** Data provided **
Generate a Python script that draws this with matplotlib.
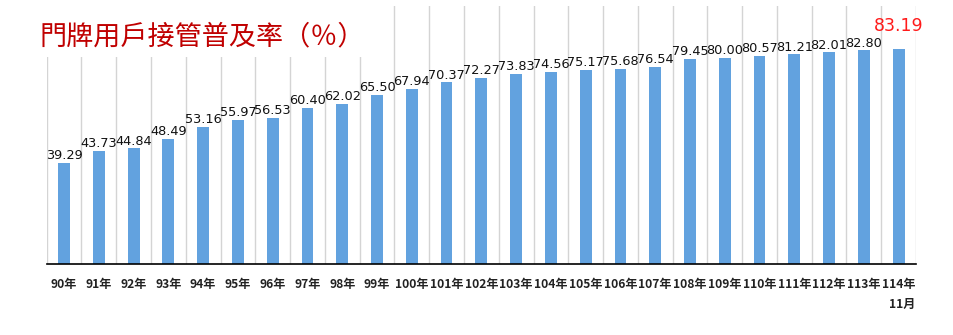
import matplotlib
matplotlib.use("Agg")
import matplotlib.pyplot as plt
from matplotlib.patches import Rectangle
import numpy as np

plt.rcParams['font.family'] = ['Noto Sans CJK TC', 'DejaVu Sans']

years = ["90年", "91年", "92年", "93年", "94年", "95年", "96年", "97年", "98年", "99年",
         "100年", "101年", "102年", "103年", "104年", "105年", "106年", "107年", "108年",
         "109年", "110年", "111年", "112年", "113年", "114年\n11月"]
values = [39.29, 43.73, 44.84, 48.49, 53.16, 55.97, 56.53, 60.40, 62.02, 65.50,
          67.94, 70.37, 72.27, 73.83, 74.56, 75.17, 75.68, 76.54, 79.45,
          80.00, 80.57, 81.21, 82.01, 82.80, 83.19]
title = "門牌用戶接管普及率（％）"

W, H = 954, 335
fig = plt.figure(figsize=(W / 100, H / 100), dpi=100)
ax = fig.add_axes([46.7 / W, (H - 264) / H, (916 - 46.7) / W, (264 - 6) / H])

x = np.arange(len(values))
ax.bar(x, values, width=0.34, color='#62a2df', zorder=2)

ax.set_xlim(-0.5, len(values) - 0.5)
ax.set_ylim(0, 100)
ax.set_xticks(x)
ax.set_xticklabels(years, fontsize=8.7, fontweight='bold', color='#222222',
                   multialignment='right', linespacing=1.7)
ax.set_xticks(np.arange(-0.5, len(values), 1.0), minor=True)
ax.tick_params(axis='x', which='both', length=0, pad=10)
ax.set_yticks([])
ax.grid(axis='x', which='minor', color='#d4d4d4', linewidth=1.0, zorder=0)
ax.grid(axis='x', which='major', visible=False)
for s in ['top', 'left', 'right']:
    ax.spines[s].set_visible(False)
ax.spines['bottom'].set_color('#000000')
ax.spines['bottom'].set_linewidth(1.2)
ax.spines['bottom'].set_zorder(3)

for i, v in enumerate(values):
    if i == len(values) - 1:
        ax.annotate(f"{v:.2f}", (x[i], v), xytext=(0, 10), textcoords='offset points',
                    ha='center', va='bottom', fontsize=12.5, color='#ff1a1a',
                    family=['DejaVu Sans'])
    else:
        ax.annotate(f"{v:.2f}", (x[i], v), xytext=(0, 0.5), textcoords='offset points',
                    ha='center', va='bottom', fontsize=9.3, color='#111111',
                    family=['DejaVu Sans'])

# white box behind title covering gridlines
fig.patches.append(Rectangle((0, (H - 57) / H), 390 / W, 57 / H,
                             transform=fig.transFigure, facecolor='white',
                             edgecolor='none', zorder=5))
fig.text(40 / W, (H - 37) / H, title, fontsize=19.5, color='#c00000',
         ha='left', va='center', zorder=6, fontweight='light')

fig.savefig("out.png", dpi=100, facecolor='white')
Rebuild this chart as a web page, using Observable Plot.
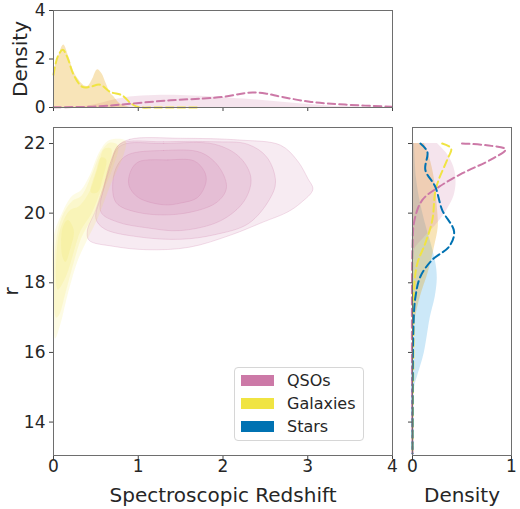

** Your task **
Your task is to repeat the data above exactly while excluding the pictures.

** Reply to the task **
Generate a Python script that draws this with matplotlib.
import matplotlib
matplotlib.use("Agg")
import matplotlib.pyplot as plt
from matplotlib.patches import Rectangle
import numpy as np

plt.rcParams['font.family'] = ['Noto Sans CJK TC', 'DejaVu Sans']

years = ["90年", "91年", "92年", "93年", "94年", "95年", "96年", "97年", "98年", "99年",
         "100年", "101年", "102年", "103年", "104年", "105年", "106年", "107年", "108年",
         "109年", "110年", "111年", "112年", "113年", "114年\n11月"]
values = [39.29, 43.73, 44.84, 48.49, 53.16, 55.97, 56.53, 60.40, 62.02, 65.50,
          67.94, 70.37, 72.27, 73.83, 74.56, 75.17, 75.68, 76.54, 79.45,
          80.00, 80.57, 81.21, 82.01, 82.80, 83.19]
title = "門牌用戶接管普及率（％）"

W, H = 954, 335
fig = plt.figure(figsize=(W / 100, H / 100), dpi=100)
ax = fig.add_axes([46.7 / W, (H - 264) / H, (916 - 46.7) / W, (264 - 6) / H])

x = np.arange(len(values))
ax.bar(x, values, width=0.34, color='#62a2df', zorder=2)

ax.set_xlim(-0.5, len(values) - 0.5)
ax.set_ylim(0, 100)
ax.set_xticks(x)
ax.set_xticklabels(years, fontsize=8.7, fontweight='bold', color='#222222',
                   multialignment='right', linespacing=1.7)
ax.set_xticks(np.arange(-0.5, len(values), 1.0), minor=True)
ax.tick_params(axis='x', which='both', length=0, pad=10)
ax.set_yticks([])
ax.grid(axis='x', which='minor', color='#d4d4d4', linewidth=1.0, zorder=0)
ax.grid(axis='x', which='major', visible=False)
for s in ['top', 'left', 'right']:
    ax.spines[s].set_visible(False)
ax.spines['bottom'].set_color('#000000')
ax.spines['bottom'].set_linewidth(1.2)
ax.spines['bottom'].set_zorder(3)

for i, v in enumerate(values):
    if i == len(values) - 1:
        ax.annotate(f"{v:.2f}", (x[i], v), xytext=(0, 10), textcoords='offset points',
                    ha='center', va='bottom', fontsize=12.5, color='#ff1a1a',
                    family=['DejaVu Sans'])
    else:
        ax.annotate(f"{v:.2f}", (x[i], v), xytext=(0, 0.5), textcoords='offset points',
                    ha='center', va='bottom', fontsize=9.3, color='#111111',
                    family=['DejaVu Sans'])

# white box behind title covering gridlines
fig.patches.append(Rectangle((0, (H - 57) / H), 390 / W, 57 / H,
                             transform=fig.transFigure, facecolor='white',
                             edgecolor='none', zorder=5))
fig.text(40 / W, (H - 37) / H, title, fontsize=19.5, color='#c00000',
         ha='left', va='center', zorder=6, fontweight='light')

fig.savefig("out.png", dpi=100, facecolor='white')
Rebuild this chart as a web page, using Observable Plot.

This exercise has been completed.